Ante esta situación, se me ocurre que quizá no fuera mala estrategia que desde el Gobierno español se plantease a la Generalitat que, aun entendiendo que Cataluña no tiene derecho a la autodeterminación, se estaría dispuesto a someter el asunto a un dictamen internacional, garantizándose el rigor jurídico y la imparcialidad. Es decir, que una comisión del más alto nivel jurídico se pronunciase sobre si el derecho de libre determinación de los pueblo, proclamado por la ONU en 1966, es de aplicación a Cataluña. Por supuesto, los dirigentes de los partidos que sostienen el gobierno catalán deberían comprometerse, así como el ejecutivo español, a respetar y acatar el dictamen.

A mi modo de ver, esta oferta desde el lado “español” sería tremendamente positiva en sí misma. De entrada, porque a cortísimo plazo tendría la bondad de desactivar el cansino discurso de que la única respuesta que da el Estado es la represión política y judicial; de pronto, los independentistas se quedarían en fuera de juego, desconcertados. Además, implicaría una especie de tregua, muy necesaria para posibilitar que en vez de las proclamas demagógicas e incitaciones a la violencia, empezaran a escucharse discusiones con un mínimo de sustancia argumental. Finalmente, estoy convencido de que el resultado de ese dictamen sería negativo, establecería que ese “derecho universal” no es aplicable a Cataluña. Ello, desde luego, no significaría que los independentistas renunciaran a sus anhelos, pero al menos habrían de renunciar a parte de las mentiras que alegremente exponen, perderían esa falsa pretensión de legitimidad y, probablemente, unos cuantos de sus acólitos abandonarían sus filas. Para mí, lo más importante es propiciar la disminución del porcentaje de independentistas como única vía para evitar la confrontación. Y, por cierto, si alguien me dijera que cabe la remota probabilidad de que ese comité de juristas concluyera reconociendo el derecho catalán a la autodeterminación, contestaría que habría de aceptarse y actuar en consecuencia (o sea, impulsar desde el Gobierno español los pasos legales procedentes, en el marco de la Constitución, para que los catalanes pudieran ejercer ese derecho). Para mí la unidad de España no está por encima del Derecho y, desde luego, me es mucho menos importante que evitar conflictos sangrientos (que parece que es lo que algunos desean).

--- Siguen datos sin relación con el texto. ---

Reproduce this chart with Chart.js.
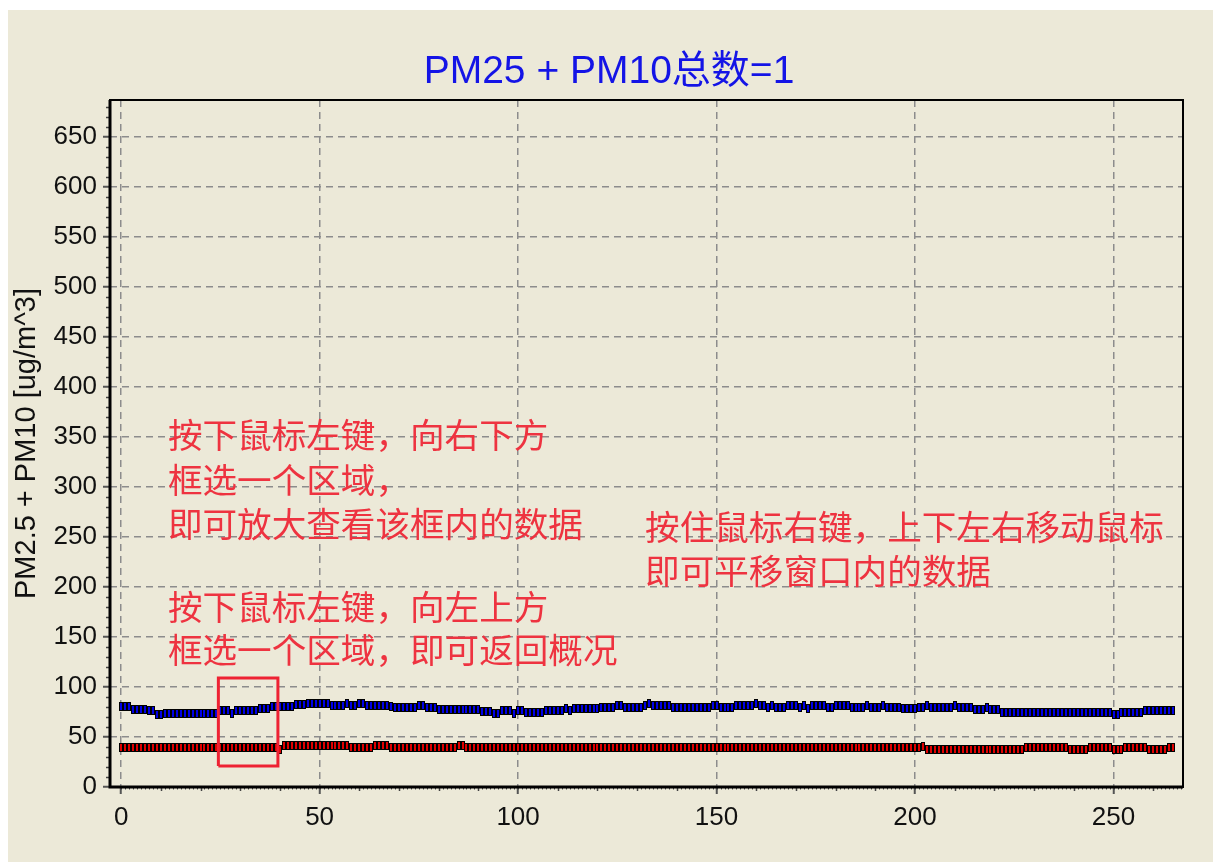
<!DOCTYPE html>
<html lang="zh">
<head>
<meta charset="UTF-8">
<title>PM25 + PM10</title>
<script src="https://cdn.jsdelivr.net/npm/chart.js@4.4.1/dist/chart.umd.min.js"></script>
<style>
  body { margin: 0; background: #fff; }
  #box { position: absolute; left: 8px; top: 10px; width: 1205px; height: 852px; background: #ECE9D8; }
</style>
</head>
<body>
<div id="box"><canvas id="pm" width="1205" height="852"></canvas></div>
<script>
  // values, one per sample
  const seriesBlue = [
    81,81,81,78,78,78,78,77,77,73,
    73,74,74,74,74,74,74,74,74,74,
    74,74,74,74,74,77,77,77,74,77,
    77,77,77,77,77,79,79,79,81,81,
    81,81,81,81,83,83,83,84,84,84,
    84,84,84,82,82,82,82,84,82,82,
    84,84,82,82,82,82,82,82,81,80,
    80,80,80,80,80,82,82,80,80,80,
    78,78,78,78,78,78,78,78,78,78,
    78,76,76,76,74,74,77,77,77,74,
    77,77,75,75,75,75,75,77,77,77,
    77,77,79,77,79,79,79,79,79,79,
    79,80,80,80,80,82,82,80,80,80,
    80,80,82,84,82,82,82,82,82,80,
    80,80,80,80,80,80,80,80,80,82,
    82,80,80,80,80,82,82,82,82,82,
    84,82,82,80,82,80,80,80,82,82,
    82,80,82,79,82,82,82,82,80,80,
    82,82,82,82,80,80,80,80,82,80,
    80,80,82,80,80,80,80,79,79,79,
    79,80,80,82,80,80,80,80,80,80,
    82,80,80,80,80,78,78,78,80,78,
    78,78,75,75,75,75,75,75,75,75,
    75,75,75,75,75,75,75,75,75,75,
    75,75,75,75,75,75,75,75,75,75,
    73,73,75,75,75,75,75,75,77,77,
    77,77,77,77,77,77
  ];
  const seriesRed = [
    40,40,40,40,40,40,40,40,40,40,
    40,40,40,40,40,40,40,40,40,40,
    40,40,40,40,40,40,40,40,40,40,
    40,40,40,40,40,40,40,40,40,40,
    38,42,42,42,42,42,42,42,42,42,
    42,42,42,42,42,42,42,42,40,40,
    40,40,40,40,42,42,42,42,40,40,
    40,40,40,40,40,40,40,40,40,40,
    40,40,40,40,40,42,42,40,40,40,
    40,40,40,40,40,40,40,40,40,40,
    40,40,40,40,40,40,40,40,40,40,
    40,40,40,40,40,40,40,40,40,40,
    40,40,40,40,40,40,40,40,40,40,
    40,40,40,40,40,40,40,40,40,40,
    40,40,40,40,40,40,40,40,40,40,
    40,40,40,40,40,40,40,40,40,40,
    40,40,40,40,40,40,40,40,40,40,
    40,40,40,40,40,40,40,40,40,40,
    40,40,40,40,40,40,40,40,40,40,
    40,40,40,40,40,40,40,40,40,40,
    40,40,41,38,38,38,38,38,38,38,
    38,38,38,38,38,38,38,38,38,38,
    38,38,38,38,38,38,38,38,40,40,
    40,40,40,40,40,40,40,40,40,38,
    38,38,38,38,40,40,40,40,40,40,
    38,38,38,40,40,40,40,40,40,38,
    38,38,38,38,40,40
  ];
  const xTickValues = [0, 50, 100, 150, 200, 250];
  const yTickValues = [0, 50, 100, 150, 200, 250, 300, 350, 400, 450, 500, 550, 600, 650];
  // selection box drawn on the plot (x from..to, y from..to)
  const boxX = [24.5, 39.5];
  const boxY = [21, 109];

  const titleText = 'PM25 + PM10总数=1';
  const yTitle = 'PM2.5 + PM10 [ug/m^3]';
  const notesLeft = [
    ['按下鼠标左键，向右下方', 352],
    ['框选一个区域，', 307],
    ['即可放大查看该框内的数据', 263],
    ['按下鼠标左键，向左上方', 180],
    ['框选一个区域，即可返回概况', 137]
  ];
  const notesRight = [
    ['按住鼠标右键，上下左右移动鼠标', 260],
    ['即可平移窗口内的数据', 216]
  ];

  function marker(fill) {
    const c = document.createElement('canvas');
    c.width = 4; c.height = 9;
    const g = c.getContext('2d');
    g.fillStyle = '#000'; g.fillRect(0, 0, 4, 9);
    g.fillStyle = fill; g.fillRect(1, 1, 2, 7);
    return c;
  }

  const toPoints = arr => arr.map((v, i) => ({x: i, y: v}));
  const boxPoints = [
    {x: boxX[0], y: boxY[0]}, {x: boxX[1], y: boxY[0]},
    {x: boxX[1], y: boxY[1]}, {x: boxX[0], y: boxY[1]}, {x: boxX[0], y: boxY[0]}
  ];

  const font = "'Liberation Sans', Arial, 'Noto Sans CJK SC', sans-serif";
  const cjk = "'Noto Sans CJK SC', 'Liberation Sans', sans-serif";

  const decor = {
    id: 'decor',
    beforeDatasetsDraw(chart) { chart.ctx.imageSmoothingEnabled = false; },
    afterDraw(chart) {
      const {ctx, chartArea: a, scales: {x, y}} = chart;
      ctx.save();
      // minor ticks
      ctx.strokeStyle = '#444';
      ctx.lineWidth = 1.5;
      ctx.beginPath();
      for (let v = 10; v < y.max; v += 10) {
        if (v % 50 === 0) continue;
        const py = Math.round(y.getPixelForValue(v)) + 0.5;
        ctx.moveTo(a.left - 4, py); ctx.lineTo(a.left, py);
      }
      for (let v = 10; v < x.max; v += 10) {
        if (v % 50 === 0) continue;
        const px = Math.round(x.getPixelForValue(v)) + 0.5;
        ctx.moveTo(px, a.bottom); ctx.lineTo(px, a.bottom + 4);
      }
      ctx.stroke();
      ctx.lineWidth = 1;
      ctx.beginPath();
      for (let v = 0; v < x.max; v += 1) {
        const px = Math.round(x.getPixelForValue(v)) + 0.5;
        ctx.moveTo(px, a.bottom); ctx.lineTo(px, a.bottom + 2.5);
      }
      ctx.stroke();
      // frame
      ctx.strokeStyle = '#000';
      ctx.lineWidth = 2;
      ctx.strokeRect(a.left, a.top, a.right - a.left, a.bottom - a.top);
      ctx.lineWidth = 3;
      ctx.beginPath();
      ctx.moveTo(a.left, a.top); ctx.lineTo(a.left, a.bottom); ctx.lineTo(a.right, a.bottom);
      ctx.stroke();
      // title
      ctx.fillStyle = '#1414E6';
      ctx.font = '39px ' + font;
      ctx.textAlign = 'center';
      ctx.textBaseline = 'alphabetic';
      ctx.fillText(titleText, 601, 73);
      // notes
      ctx.fillStyle = '#EE3340';
      ctx.font = '34.6px ' + cjk;
      ctx.textAlign = 'left';
      ctx.textBaseline = 'middle';
      notesLeft.forEach(([t, v]) => ctx.fillText(t, x.getPixelForValue(11.8), y.getPixelForValue(v)));
      notesRight.forEach(([t, v]) => ctx.fillText(t, x.getPixelForValue(132), y.getPixelForValue(v)));
      ctx.restore();
    }
  };

  const gridOpts = {
    color: '#8c8c8c', lineWidth: 1.5,
    tickLength: 7, tickColor: '#555', tickWidth: 2, tickBorderDash: []
  };

  new Chart(document.getElementById('pm'), {
    type: 'line',
    data: {
      datasets: [
        {
          data: boxPoints, order: 0, borderColor: '#EE2233', borderWidth: 3,
          pointRadius: 0, fill: false, tension: 0
        },
        {
          data: toPoints(seriesBlue), order: 1, showLine: false,
          pointStyle: marker('#0000E6'), pointRadius: 4
        },
        {
          data: toPoints(seriesRed), order: 2, showLine: false,
          pointStyle: marker('#E00000'), pointRadius: 4
        }
      ]
    },
    options: {
      responsive: false,
      devicePixelRatio: 1,
      animation: false,
      layout: {padding: {left: 0, top: 90, right: 30, bottom: 0}},
      plugins: {legend: {display: false}, tooltip: {enabled: false}, title: {display: false}},
      scales: {
        x: {
          type: 'linear', min: -2.8, max: 267.5,
          afterBuildTicks: s => { s.ticks = xTickValues.map(v => ({value: v})); },
          afterFit: s => { s.height = 75; },
          grid: gridOpts,
          border: {display: false, dash: [7, 5]},
          ticks: {color: '#111', padding: 8, font: {size: 26, family: font}, maxRotation: 0}
        },
        y: {
          type: 'linear', min: 0, max: 687,
          afterBuildTicks: s => { s.ticks = yTickValues.map(v => ({value: v})); },
          afterFit: s => { s.width = 102; },
          grid: gridOpts,
          border: {display: false, dash: [7, 5]},
          ticks: {color: '#111', padding: 6, font: {size: 26, family: font}},
          title: {
            display: true, text: yTitle, color: '#111',
            font: {size: 29, family: font}, padding: {top: 2, bottom: 0}
          }
        }
      }
    },
    plugins: [decor]
  });
</script>
</body>
</html>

Pero sé de sobra que hoy por hoy esta propuesta es absolutamente inviable. Y lo es desde los dos lados. La Generalitat nunca aceptaría vincularse a un dictamen jurídico neutral, por más que sus líderes cacarean reclamando la intervención internacional (mientras saben que el Estado no la acepta). No aceptarían porque saben de sobra que ello supondría deslegitimar su discurso. De otra parte, los dos principales partidos que claman por el 155 (a los que hay que sumar al nuevo) se precipitarían con salvaje entusiasmo a acusar al Gobierno de rendición humillante ante quienes quieren romper España y, lo más lamentable de todo, es que ese discurso encontraría un enorme apoyo entre los españoles (de modo que el Gobierno no se atrevería). Es muy triste comprobar cómo este país parece cada día más polarizado sin espacio para quienes buscan acuerdos, aparcar las emociones (emociones negativas, aclaro) frente a la razón. El otro día escuché que esta radicalización de las opiniones en relación a Cataluña no difiere demasiado de la que había en 1936. No comparto esa opinión, pero sí creo que el camino que llevamos es preocupante y que no conduce a nada bueno. En fin, ya pueden suponer cuál es uno de mis deseos para 2019.